"In Timor, in the school, we have to learn about the Portuguese language, because it's the official language, in our country."
"That's not your mother tongue, is it? What's your language?"
"Makasai. And my husband's is Fataluku."
"Can you two understand each other?"
"Yes."
"And what language do you speak at home?"
"Tetum."
In the fourth episode of the season, we speak to theatre director Leticia Cáceres, and performer and writer Lena Caminha, about language and its relationship to belonging. What happens when your mother tongue is not your country's national language? What happens when your husband's mother tongue is not your own? What happens when your teacher cannot pronounce your name? What happens when you migrate to a country whose language you resisted learning in school, because it was the language of the coloniser?
"Some places in this country have been bleached white. And it's places where we don't recognise Italians and we don't recognise Hungarians, we don't recognise Argentinians, that kind of make up that whole fabric of this land, and that we're been here for quite some time, building this country together. There's only one culture that's recognised, and one name that's easy to pronounce."
- Leticia Cáceres
The fourth episode of this season brings you a conversation that was not programmed for WOW Festival Melbourne, but instead was recorded separately a few days before the festival opened itself up to the world. In a large warehouse space around the corner from the festival mainstage, artists from Bangladesh, Timor-Leste, India, Indonesia and Australia were busy developing new collaborative works, critical conversations and creative exchanges to be presented at the festival. This international residency program, called Women, Art & Politics, is facilitated by Footscray Community Arts Centre’s Collaborate Asia Program and Asia TOPA.
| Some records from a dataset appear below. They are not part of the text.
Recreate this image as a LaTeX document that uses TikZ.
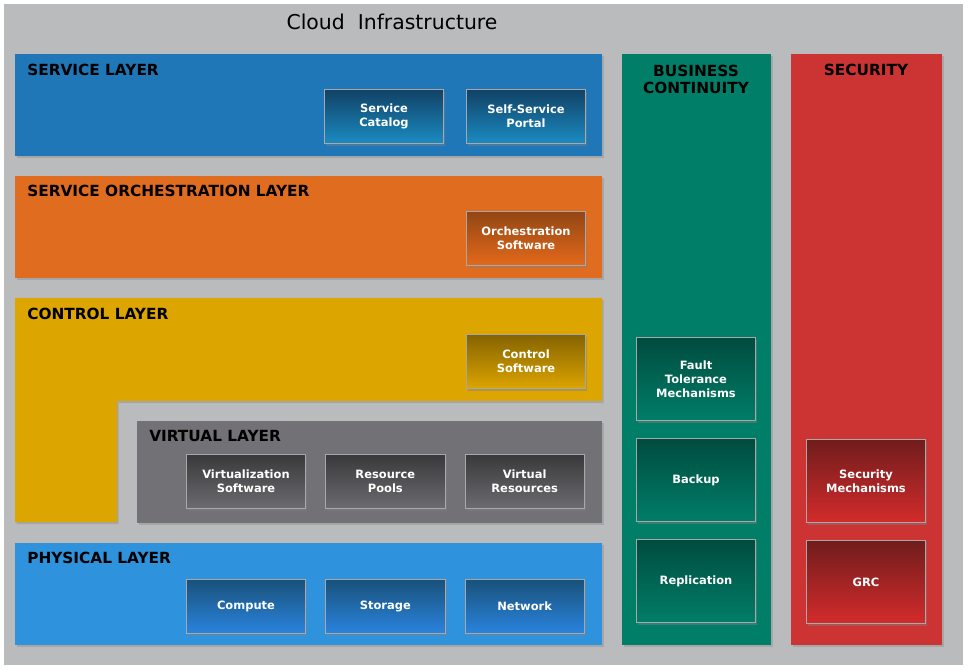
\documentclass[tikz,border=0pt]{standalone}
\usepackage{fontspec}
\setmainfont{DejaVu Sans}
\usetikzlibrary{positioning, shadows}
\definecolor{canvasgray}{HTML}{BABBBD}
\definecolor{servblue}{HTML}{1F77B8}
\definecolor{orchorange}{HTML}{E06C1F}
\definecolor{ctrlgold}{HTML}{DDA500}
\definecolor{virtgray}{HTML}{727276}
\definecolor{physblue}{HTML}{2E93DC}
\definecolor{bcgreen}{HTML}{007E68}
\definecolor{secred}{HTML}{CC3333}
\definecolor{unitedge}{HTML}{A8A8AA}

\begin{document}
\begin{tikzpicture}[
        x=0.75pt, y=-0.75pt,
        band/.style={drop shadow={shadow xshift=1.2pt, shadow yshift=-1.6pt,
          opacity=0.35}},
        lyrtitle/.style={anchor=west, inner sep=0pt,
          font=\fontsize{11.5}{13}\selectfont\bfseries},
        coltitle/.style={align=center, inner sep=0pt,
          font=\fontsize{11.5}{12.8}\selectfont\bfseries},
        unit/.style={rectangle, draw=unitedge, line width=0.6pt,
          minimum width=89.4pt, minimum height=40.8pt, align=center,
          text=white, font=\fontsize{8.6}{10.4}\selectfont\bfseries,
          drop shadow={shadow xshift=1.2pt, shadow yshift=-1.6pt,
            opacity=0.45}},
        servunit/.style={unit, top color=servblue!55!black, bottom color=servblue!85!cyan},
        orchunit/.style={unit, top color=orchorange!65!black, bottom color=orchorange!90!red!95!yellow},
        ctrlunit/.style={unit, top color=ctrlgold!60!black, bottom color=ctrlgold},
        virtunit/.style={unit, top color=virtgray!50!black, bottom color=virtgray!95!black},
        physunit/.style={unit, top color=physblue!55!black, bottom color=physblue!90!blue},
        bcunit/.style={unit, minimum height=62.6pt, top color=bcgreen!60!black, bottom color=bcgreen},
        secunit/.style={unit, minimum height=62.6pt, top color=secred!55!black, bottom color=secred!85!red},
      ]
        \useasboundingbox (0,0) rectangle (968,670);
        \fill[white] (0,0) rectangle (968,670);
        \fill[canvasgray] (4,4) rectangle (963,665);

        \node[font=\fontsize{15.3}{18}\selectfont] (title) at (392,22) {Cloud~~Infrastructure};

        % layer bands
        \path[fill=servblue, band] (15,54) rectangle (602,156);
        \path[fill=orchorange, band] (15,176) rectangle (602,278);
        \path[fill=ctrlgold, band] (15,298) -- (602,298) -- (602,401)
          -- (117,401) -- (117,522) -- (15,522) -- cycle;
        \path[fill=virtgray, band] (137,421) rectangle (602,523);
        \path[fill=physblue, band] (15,543) rectangle (602,645);
        \path[fill=bcgreen, band] (622,54) rectangle (771,645);
        \path[fill=secred, band] (791,54) rectangle (942,645);

        \node[lyrtitle] (servt) at (27,70) {SERVICE LAYER};
        \node[lyrtitle] (orcht) at (27,191) {SERVICE ORCHESTRATION LAYER};
        \node[lyrtitle] (ctrlt) at (27,314) {CONTROL LAYER};
        \node[lyrtitle] (virtt) at (149,436) {VIRTUAL LAYER};
        \node[lyrtitle] (physt) at (27,558) {PHYSICAL LAYER};
        \node[coltitle] (bct) at (696,79) {BUSINESS\\CONTINUITY};
        \node[coltitle] (sect) at (866,70) {SECURITY};

        % service layer
        \node[servunit, anchor=north west] (portal) at (466,89) {Self-Service\\Portal};
        \node[servunit, left=16.5pt of portal] (catalog) {Service\\Catalog};

        % orchestration and control
        \node[orchunit, anchor=north west] (orchsw) at (466,211) {Orchestration\\Software};
        \node[ctrlunit, anchor=north west] (ctrlsw) at (466,334) {Control\\Software};

        % virtual layer
        \node[virtunit, anchor=north west] (virtsw) at (186,454) {Virtualization\\Software};
        \node[virtunit, right=14.5pt of virtsw] (pools) {Resource\\Pools};
        \node[virtunit, right=14.5pt of pools] (virtres) {Virtual\\Resources};

        % physical layer
        \node[physunit, anchor=north west] (compute) at (186,579) {Compute};
        \node[physunit, right=14.5pt of compute] (storage) {Storage};
        \node[physunit, right=14.5pt of storage] (network) {Network};

        % business continuity
        \node[bcunit, anchor=north west] (fault) at (636,337) {Fault\\Tolerance\\Mechanisms};
        \node[bcunit, below=12.5pt of fault] (backup) {Backup};
        \node[bcunit, below=12.5pt of backup] (replic) {Replication};

        % security
        \node[secunit, anchor=north west] (secmech) at (806,439) {Security\\Mechanisms};
        \node[secunit, below=12.5pt of secmech] (grc) {GRC};
      \end{tikzpicture}
\end{document}
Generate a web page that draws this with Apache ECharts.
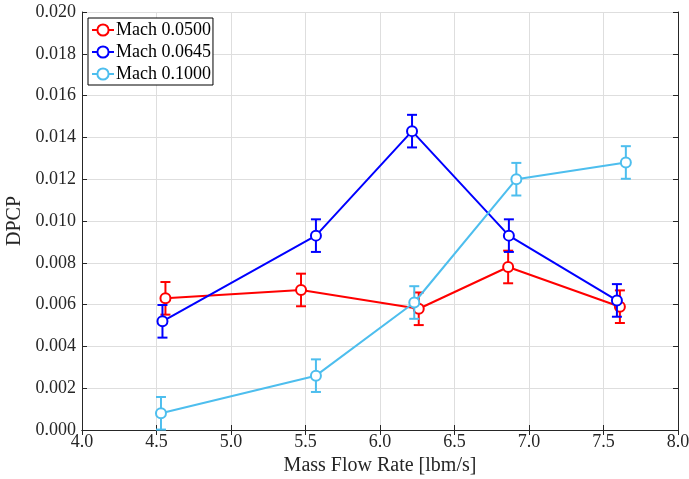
<!DOCTYPE html>
<html><head><meta charset="utf-8">
<script src="https://cdn.jsdelivr.net/npm/echarts@6/dist/echarts.min.js"></script>
<style>html,body{margin:0;padding:0;background:#fff}#c{width:689px;height:479px}</style>
</head><body><div id="c"></div>
<script>
const seriesNames = ['Mach 0.0500', 'Mach 0.0645', 'Mach 0.1000'];
const xRed = [4.56, 5.47, 6.26, 6.86, 7.61];
const yRed = [0.0063, 0.0067, 0.0058, 0.0078, 0.0059];
const eRed = [0.00078, 0.00078, 0.00078, 0.00078, 0.00078];
const xBlue = [4.54, 5.57, 6.215, 6.865, 7.59];
const yBlue = [0.0052, 0.0093, 0.0143, 0.0093, 0.0062];
const eBlue = [0.00078, 0.00078, 0.00078, 0.00078, 0.00078];
const xLight = [4.53, 5.57, 6.23, 6.915, 7.65];
const yLight = [0.0008, 0.0026, 0.0061, 0.0120, 0.0128];
const eLight = [0.00078, 0.00078, 0.00078, 0.00078, 0.00078];
const xTicks = [4.0, 4.5, 5.0, 5.5, 6.0, 6.5, 7.0, 7.5, 8.0];
const yTicks = [0.000, 0.002, 0.004, 0.006, 0.008, 0.010, 0.012, 0.014, 0.016, 0.018, 0.020];

const colors = ['#ff0000', '#0000ff', '#4dbeee'];
const xs = [xRed, xBlue, xLight], ys = [yRed, yBlue, yLight], es = [eRed, eBlue, eLight];
const FONT = 'Liberation Serif';
const axisColor = '#262626';

const series = [];
for (let k = 0; k < 3; k++) {
  const color = colors[k];
  series.push({
    type: 'custom', name: seriesNames[k] + ' err', z: 2 + 2 * k,
    data: xs[k].map((x, i) => [x, ys[k][i], es[k][i]]),
    renderItem: function (params, api) {
      const x = api.value(0), y = api.value(1), e = api.value(2);
      const p1 = api.coord([x, y + e]), p2 = api.coord([x, y - e]);
      const hw = 5;
      const st = { stroke: color, lineWidth: 2 };
      return { type: 'group', children: [
        { type: 'line', shape: { x1: p1[0], y1: p1[1], x2: p2[0], y2: p2[1] }, style: st },
        { type: 'line', shape: { x1: p1[0] - hw, y1: p1[1], x2: p1[0] + hw, y2: p1[1] }, style: st },
        { type: 'line', shape: { x1: p2[0] - hw, y1: p2[1], x2: p2[0] + hw, y2: p2[1] }, style: st }
      ]};
    }
  });
  series.push({
    type: 'line', name: seriesNames[k], z: 3 + 2 * k,
    data: xs[k].map((x, i) => [x, ys[k][i]]),
    symbol: 'circle', symbolSize: 10, showAllSymbol: true,
    lineStyle: { color: color, width: 2 },
    itemStyle: { color: '#fff', borderColor: color, borderWidth: 2 },
    emphasis: { disabled: true }
  });
}

const chart = echarts.init(document.getElementById('c'));
chart.setOption({
  animation: false,
  backgroundColor: '#fff',
  grid: { left: 82, right: 11, top: 12, bottom: 49, containLabel: false, outerBoundsMode: 'none' },
  legend: {
    data: seriesNames, orient: 'vertical', left: 88, top: 18,
    backgroundColor: '#fff', borderColor: '#000', borderWidth: 1, borderRadius: 0,
    padding: [3, 2, 2, 3], itemGap: 4, itemWidth: 22, itemHeight: 14,
    textStyle: { fontFamily: FONT, fontSize: 18, color: '#000', padding: [0, 0, 0, -3] }
  },
  xAxis: [{
    type: 'value', min: xTicks[0], max: xTicks[xTicks.length - 1], interval: 0.5,
    name: 'Mass Flow Rate [lbm/s]', nameLocation: 'middle', nameGap: 24,
    nameTextStyle: { fontFamily: FONT, fontSize: 20, color: axisColor },
    axisLine: { lineStyle: { color: axisColor, width: 1 } },
    axisTick: { inside: true, length: 5, lineStyle: { color: axisColor } },
    axisLabel: { fontFamily: FONT, fontSize: 18, color: axisColor, margin: 3, formatter: v => v.toFixed(1) },
    splitLine: { show: true, lineStyle: { color: '#dedede', width: 1 } }
  }, {
    type: 'value', position: 'top', min: xTicks[0], max: xTicks[xTicks.length - 1], interval: 0.5,
    axisLine: { lineStyle: { color: axisColor, width: 1 } },
    axisTick: { inside: true, length: 5, lineStyle: { color: axisColor } },
    axisLabel: { show: false }, splitLine: { show: false }
  }],
  yAxis: [{
    type: 'value', min: yTicks[0], max: yTicks[yTicks.length - 1], interval: 0.002,
    name: 'DPCP', nameLocation: 'middle', nameGap: 51,
    nameTextStyle: { fontFamily: FONT, fontSize: 20, color: axisColor },
    axisLine: { show: true, lineStyle: { color: axisColor, width: 1 } },
    axisTick: { show: true, inside: true, length: 5, lineStyle: { color: axisColor } },
    axisLabel: { fontFamily: FONT, fontSize: 18, color: axisColor, margin: 6, formatter: v => v.toFixed(3) },
    splitLine: { show: true, lineStyle: { color: '#dedede', width: 1 } }
  }, {
    type: 'value', position: 'right', min: yTicks[0], max: yTicks[yTicks.length - 1], interval: 0.002,
    axisLine: { show: true, lineStyle: { color: axisColor, width: 1 } },
    axisTick: { show: true, inside: true, length: 5, lineStyle: { color: axisColor } },
    axisLabel: { show: false }, splitLine: { show: false }
  }],
  series: series
});
</script></body></html>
All the artists had spent the last few days working together and working a part on their respective practices all exploring the intersection of the concepts within the theme Women, Art & Politics, in their local and global contexts and how they impact their practice and communities. Two of the resident artists, Lena Caminha and Leticia Cáceres, took a break from their rehearsal to record in a small room, just out of reach from the group, but just close enough so you can hear magic being created in the background.
Discussed in this episode:
speaking English, not speaking English, the women who came before us, learning English in Canada, learning English in Queensland, contemporary feminism, Melbourne vs Sydney (but the West is the best!), how providing a platform for women is not the same as belonging to contemporary feminism, our husbands, our children, our accents, giving our children unpronounceable names, and what it means to be understood.
"I certainly identify as a feminist. I am constantly challenged by feminism. I respect many people who are resisting it, particularly women of colour, and queer folk who have found many problems with the feminist movement, and I am constantly trying to keep up with all of the ways in which we can make the thing more inclusive, and more sensitive to, or more aware of, the inherent privileges that are embedded in that movement, and have been in the movement for some time. But I can't deny the overwhelming sense of pride that I feel being associated, and standing in solidarity, with women like Lena, and feminists that have come before me, and have achieved the incredible things that they have achieved. And I am also incredibly aware of the enormity of the scale of work that needs to be done, still."